I was inspired to do this blog post after seeing a friend share this. Her late husband had kept this wrapped in plastic in a dresser drawer. My take on it is that if you want to be treated well, just remember how your actions towards other people go. Your actions always have a way of coming back to you. Some of these also relate to my own personal journey.
Throughout my journey, I’ve felt criticism, and worried about ridicule and shame. Therefore, I’ve felt condemnation, shyness, and guilt in return. However, I’ve had those who support me say what an inspiration I’ve been to them and to other people. But, I’ve also felt the need to hide myself to avoid confrontation, thus bringing timidity and, in the past, leaving myself with a bad feeling. In the past few months though, I’ve begun to overcome some of these bad feelings and show my true self and my style. The end result is I don’t care what people think anyways. I’m not degrading myself.

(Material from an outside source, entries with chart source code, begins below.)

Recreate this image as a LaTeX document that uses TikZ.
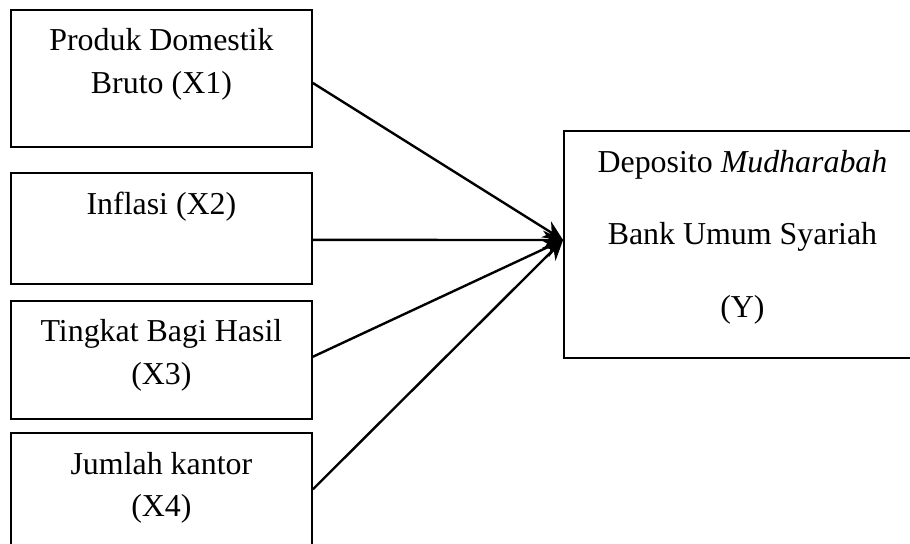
\documentclass[tikz,border=0pt]{standalone}
\usepackage{fontspec}
\setmainfont{Liberation Serif}
\usetikzlibrary{arrows.meta,positioning,calc}

\begin{document}
\begin{tikzpicture}[
  varbox/.style={draw, line width=0.7pt, minimum width=113.2pt, inner sep=0pt},
  lbl/.style={align=center, inner sep=0pt, font=\fontsize{12pt}{16pt}\selectfont},
  link/.style={-{Stealth[length=7.5pt,width=7pt]}, line width=0.9pt}]
  \useasboundingbox (0,0) rectangle (342.2pt,-204.5pt);
  % independent variables
  \node[varbox, minimum height=51.5pt] (x1) at (60.7pt,-29.5pt) {};
  \node[varbox, minimum height=41.7pt, below=9.1pt of x1] (x2) {};
  \node[varbox, minimum height=44.4pt, below=5.6pt of x2] (x3) {};
  \node[varbox, minimum height=43.6pt, below=4.8pt of x3] (x4) {};
  \node[lbl, below=7.2pt of x1.north] (x1t) {Produk Domestik\\Bruto (X1)};
  \node[lbl, below=7.2pt of x2.north] (x2t) {Inflasi (X2)};
  \node[lbl, below=7.2pt of x3.north] (x3t) {Tingkat Bagi Hasil\\(X3)};
  \node[lbl, below=7.2pt of x4.north] (x4t) {Jumlah kantor\\(X4)};
  % dependent variable
  \node[varbox, minimum width=134.2pt, minimum height=85.3pt] (dep) at (279.2pt,-91.95pt) {};
  \node[lbl, font=\fontsize{12pt}{27.4pt}\selectfont, below=7.2pt of dep.north] (dept)
    {Deposito \textit{Mudharabah}\\Bank Umum Syariah\\(Y)};
  % arrows
  \coordinate (hub) at ([yshift=1.7pt]dep.west);
  \draw[link] ([yshift=-1.7pt]x1.east) -- (hub);
  \draw[link] ([yshift=-4.3pt]x2.east) -- (hub);
  \draw[link] ([yshift=1.1pt]x3.east) -- (hub);
  \draw[link] ([yshift=0.75pt]x4.east) -- (hub);
\end{tikzpicture}
\end{document}
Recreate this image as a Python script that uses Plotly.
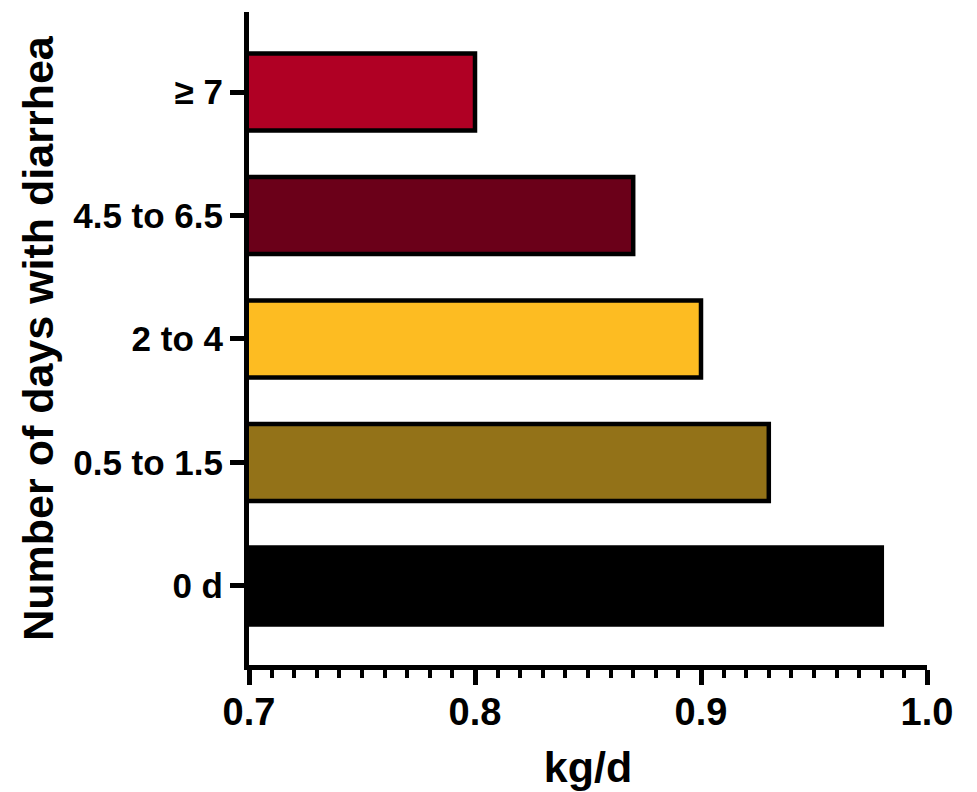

I’ve leaned to social media for approval and don’t always get it, thus feeling discouraged. However, I’m learning to give myself approval, but it is nice to hear compliments once in a while just to make sure I’m not crazy. I’ve begun to clear the most difficult hurdle, and that’s learning to like myself. Not everyone is going to accept me for who I am, but if I like something, that’s all that matters.
It’s easy to walk away from something when someone makes you feel discouraged, but it takes real courage to keep doing it after they hurt you. Don’t let your harshest critics win.
Dance, even if no one’s paying attention.